═══ Provided data
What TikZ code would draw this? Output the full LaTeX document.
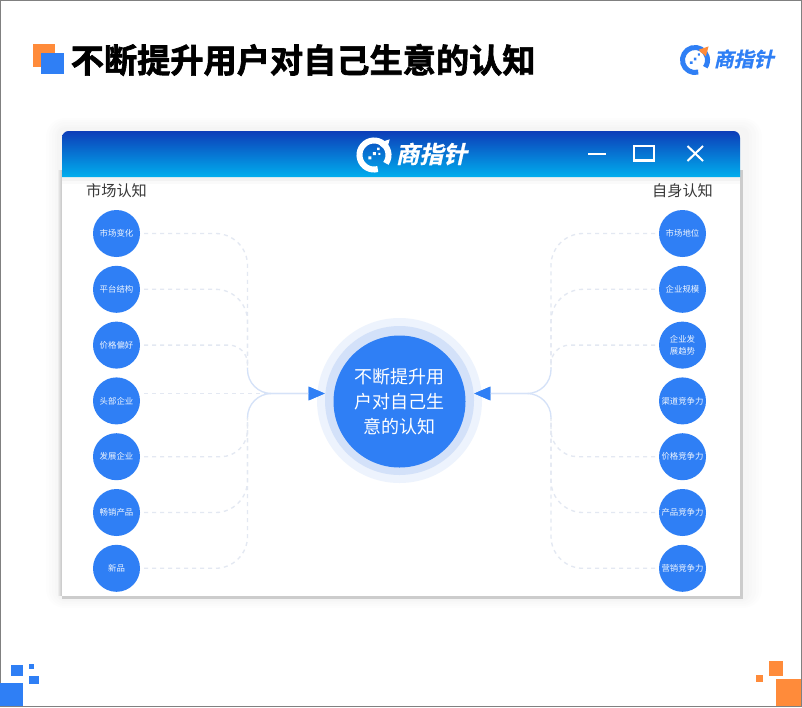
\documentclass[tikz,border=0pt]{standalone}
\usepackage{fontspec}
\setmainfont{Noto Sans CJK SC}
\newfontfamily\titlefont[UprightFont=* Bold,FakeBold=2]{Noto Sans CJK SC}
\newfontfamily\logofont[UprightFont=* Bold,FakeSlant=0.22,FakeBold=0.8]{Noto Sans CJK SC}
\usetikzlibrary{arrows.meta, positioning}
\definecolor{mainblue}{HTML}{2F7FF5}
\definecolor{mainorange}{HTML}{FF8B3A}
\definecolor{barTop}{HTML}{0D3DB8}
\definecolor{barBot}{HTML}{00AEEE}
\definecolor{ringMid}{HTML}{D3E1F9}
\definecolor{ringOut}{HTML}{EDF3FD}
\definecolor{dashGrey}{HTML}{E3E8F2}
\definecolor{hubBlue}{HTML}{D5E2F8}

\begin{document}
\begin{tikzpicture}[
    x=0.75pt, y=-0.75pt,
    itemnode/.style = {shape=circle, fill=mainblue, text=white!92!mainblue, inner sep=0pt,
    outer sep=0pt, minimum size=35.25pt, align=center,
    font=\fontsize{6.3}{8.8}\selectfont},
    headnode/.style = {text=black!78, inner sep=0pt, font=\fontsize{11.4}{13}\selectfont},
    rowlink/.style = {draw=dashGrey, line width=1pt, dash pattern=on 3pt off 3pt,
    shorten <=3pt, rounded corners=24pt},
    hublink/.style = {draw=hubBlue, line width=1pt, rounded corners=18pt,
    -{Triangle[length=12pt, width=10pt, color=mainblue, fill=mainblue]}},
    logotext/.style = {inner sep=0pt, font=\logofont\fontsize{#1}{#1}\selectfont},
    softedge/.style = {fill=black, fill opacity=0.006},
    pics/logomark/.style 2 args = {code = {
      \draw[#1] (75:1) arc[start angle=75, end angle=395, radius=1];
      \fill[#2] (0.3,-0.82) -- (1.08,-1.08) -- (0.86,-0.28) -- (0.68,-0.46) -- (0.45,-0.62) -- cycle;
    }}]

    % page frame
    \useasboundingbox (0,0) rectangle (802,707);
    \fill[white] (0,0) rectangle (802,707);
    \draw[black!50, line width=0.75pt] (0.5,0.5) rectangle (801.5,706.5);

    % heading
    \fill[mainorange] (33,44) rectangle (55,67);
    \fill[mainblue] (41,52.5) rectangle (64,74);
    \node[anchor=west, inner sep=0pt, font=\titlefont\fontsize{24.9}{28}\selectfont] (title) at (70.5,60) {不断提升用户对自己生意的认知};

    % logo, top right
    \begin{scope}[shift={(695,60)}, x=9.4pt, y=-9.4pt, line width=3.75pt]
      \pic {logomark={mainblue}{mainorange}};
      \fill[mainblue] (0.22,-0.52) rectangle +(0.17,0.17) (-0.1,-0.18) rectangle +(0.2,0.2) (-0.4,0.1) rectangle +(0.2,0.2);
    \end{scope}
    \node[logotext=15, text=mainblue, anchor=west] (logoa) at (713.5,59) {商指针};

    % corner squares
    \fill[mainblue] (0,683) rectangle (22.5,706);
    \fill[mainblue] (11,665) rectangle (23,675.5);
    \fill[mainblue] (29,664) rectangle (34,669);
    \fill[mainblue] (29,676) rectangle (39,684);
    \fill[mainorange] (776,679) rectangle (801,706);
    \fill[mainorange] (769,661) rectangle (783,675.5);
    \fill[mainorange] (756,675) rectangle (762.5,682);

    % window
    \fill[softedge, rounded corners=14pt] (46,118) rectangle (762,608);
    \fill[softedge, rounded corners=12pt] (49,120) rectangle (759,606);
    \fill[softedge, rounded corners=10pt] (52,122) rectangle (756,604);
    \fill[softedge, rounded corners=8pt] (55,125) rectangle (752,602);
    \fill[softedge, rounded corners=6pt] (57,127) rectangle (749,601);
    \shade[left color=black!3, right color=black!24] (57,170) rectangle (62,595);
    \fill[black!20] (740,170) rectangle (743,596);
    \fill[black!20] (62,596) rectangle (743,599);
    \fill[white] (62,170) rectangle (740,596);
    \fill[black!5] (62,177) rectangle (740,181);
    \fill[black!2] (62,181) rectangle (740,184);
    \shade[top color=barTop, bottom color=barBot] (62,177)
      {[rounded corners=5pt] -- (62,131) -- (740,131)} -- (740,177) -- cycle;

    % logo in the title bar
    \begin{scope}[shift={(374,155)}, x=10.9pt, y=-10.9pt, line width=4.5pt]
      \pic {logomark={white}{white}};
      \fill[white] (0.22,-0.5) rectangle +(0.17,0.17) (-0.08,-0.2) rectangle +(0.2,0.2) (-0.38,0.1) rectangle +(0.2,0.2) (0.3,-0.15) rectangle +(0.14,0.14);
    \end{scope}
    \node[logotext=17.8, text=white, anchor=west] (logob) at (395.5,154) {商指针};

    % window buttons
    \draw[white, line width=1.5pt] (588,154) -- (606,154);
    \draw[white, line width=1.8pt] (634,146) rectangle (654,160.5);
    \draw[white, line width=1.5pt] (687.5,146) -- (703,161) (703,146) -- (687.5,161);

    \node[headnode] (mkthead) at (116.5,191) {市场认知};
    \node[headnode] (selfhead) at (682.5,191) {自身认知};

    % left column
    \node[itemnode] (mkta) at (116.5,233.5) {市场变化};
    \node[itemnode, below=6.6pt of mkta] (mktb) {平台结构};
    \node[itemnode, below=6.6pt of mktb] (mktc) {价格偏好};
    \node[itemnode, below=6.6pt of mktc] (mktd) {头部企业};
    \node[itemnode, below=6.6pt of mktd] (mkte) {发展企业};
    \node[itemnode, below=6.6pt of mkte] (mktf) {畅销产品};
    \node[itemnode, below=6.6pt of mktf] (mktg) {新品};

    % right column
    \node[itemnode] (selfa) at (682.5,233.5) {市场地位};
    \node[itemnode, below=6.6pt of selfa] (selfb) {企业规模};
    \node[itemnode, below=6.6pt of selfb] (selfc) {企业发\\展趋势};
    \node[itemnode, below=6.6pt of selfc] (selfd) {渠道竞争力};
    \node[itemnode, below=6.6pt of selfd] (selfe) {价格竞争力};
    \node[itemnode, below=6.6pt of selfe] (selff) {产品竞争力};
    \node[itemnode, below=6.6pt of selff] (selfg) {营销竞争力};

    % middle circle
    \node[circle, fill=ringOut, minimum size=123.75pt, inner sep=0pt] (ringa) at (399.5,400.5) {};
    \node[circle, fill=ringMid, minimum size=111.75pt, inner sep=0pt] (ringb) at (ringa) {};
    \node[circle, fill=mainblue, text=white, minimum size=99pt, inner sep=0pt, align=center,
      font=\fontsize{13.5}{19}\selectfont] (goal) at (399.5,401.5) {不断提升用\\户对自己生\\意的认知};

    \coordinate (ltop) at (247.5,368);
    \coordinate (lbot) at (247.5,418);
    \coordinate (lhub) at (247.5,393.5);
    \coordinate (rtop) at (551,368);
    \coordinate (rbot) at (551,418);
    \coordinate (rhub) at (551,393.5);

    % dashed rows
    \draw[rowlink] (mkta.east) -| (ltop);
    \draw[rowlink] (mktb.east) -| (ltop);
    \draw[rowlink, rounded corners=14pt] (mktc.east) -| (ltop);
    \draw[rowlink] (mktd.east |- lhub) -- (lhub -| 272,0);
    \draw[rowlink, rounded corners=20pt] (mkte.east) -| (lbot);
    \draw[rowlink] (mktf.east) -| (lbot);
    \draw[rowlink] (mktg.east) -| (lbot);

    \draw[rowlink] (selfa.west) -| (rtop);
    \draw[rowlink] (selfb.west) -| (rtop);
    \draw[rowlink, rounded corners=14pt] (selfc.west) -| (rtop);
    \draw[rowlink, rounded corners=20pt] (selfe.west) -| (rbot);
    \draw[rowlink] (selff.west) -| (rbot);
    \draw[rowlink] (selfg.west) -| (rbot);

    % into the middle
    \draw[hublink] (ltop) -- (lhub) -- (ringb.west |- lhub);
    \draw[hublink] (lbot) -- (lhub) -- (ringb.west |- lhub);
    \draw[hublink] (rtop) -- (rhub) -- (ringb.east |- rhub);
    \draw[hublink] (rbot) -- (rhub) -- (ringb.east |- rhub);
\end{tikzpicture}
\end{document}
══════
Without the pictures, please reproduce each line of the listing above exactly, from the first one through the line bearing "(0.5,0.5) rectangle (801.5,706.5);".

What TikZ code would draw this? Output the full LaTeX document.
\documentclass[tikz,border=0pt]{standalone}
\usepackage{fontspec}
\setmainfont{Noto Sans CJK SC}
\newfontfamily\titlefont[UprightFont=* Bold,FakeBold=2]{Noto Sans CJK SC}
\newfontfamily\logofont[UprightFont=* Bold,FakeSlant=0.22,FakeBold=0.8]{Noto Sans CJK SC}
\usetikzlibrary{arrows.meta, positioning}
\definecolor{mainblue}{HTML}{2F7FF5}
\definecolor{mainorange}{HTML}{FF8B3A}
\definecolor{barTop}{HTML}{0D3DB8}
\definecolor{barBot}{HTML}{00AEEE}
\definecolor{ringMid}{HTML}{D3E1F9}
\definecolor{ringOut}{HTML}{EDF3FD}
\definecolor{dashGrey}{HTML}{E3E8F2}
\definecolor{hubBlue}{HTML}{D5E2F8}

\begin{document}
\begin{tikzpicture}[
    x=0.75pt, y=-0.75pt,
    itemnode/.style = {shape=circle, fill=mainblue, text=white!92!mainblue, inner sep=0pt,
    outer sep=0pt, minimum size=35.25pt, align=center,
    font=\fontsize{6.3}{8.8}\selectfont},
    headnode/.style = {text=black!78, inner sep=0pt, font=\fontsize{11.4}{13}\selectfont},
    rowlink/.style = {draw=dashGrey, line width=1pt, dash pattern=on 3pt off 3pt,
    shorten <=3pt, rounded corners=24pt},
    hublink/.style = {draw=hubBlue, line width=1pt, rounded corners=18pt,
    -{Triangle[length=12pt, width=10pt, color=mainblue, fill=mainblue]}},
    logotext/.style = {inner sep=0pt, font=\logofont\fontsize{#1}{#1}\selectfont},
    softedge/.style = {fill=black, fill opacity=0.006},
    pics/logomark/.style 2 args = {code = {
      \draw[#1] (75:1) arc[start angle=75, end angle=395, radius=1];
      \fill[#2] (0.3,-0.82) -- (1.08,-1.08) -- (0.86,-0.28) -- (0.68,-0.46) -- (0.45,-0.62) -- cycle;
    }}]

    % page frame
    \useasboundingbox (0,0) rectangle (802,707);
    \fill[white] (0,0) rectangle (802,707);
    \draw[black!50, line width=0.75pt] (0.5,0.5) rectangle (801.5,706.5);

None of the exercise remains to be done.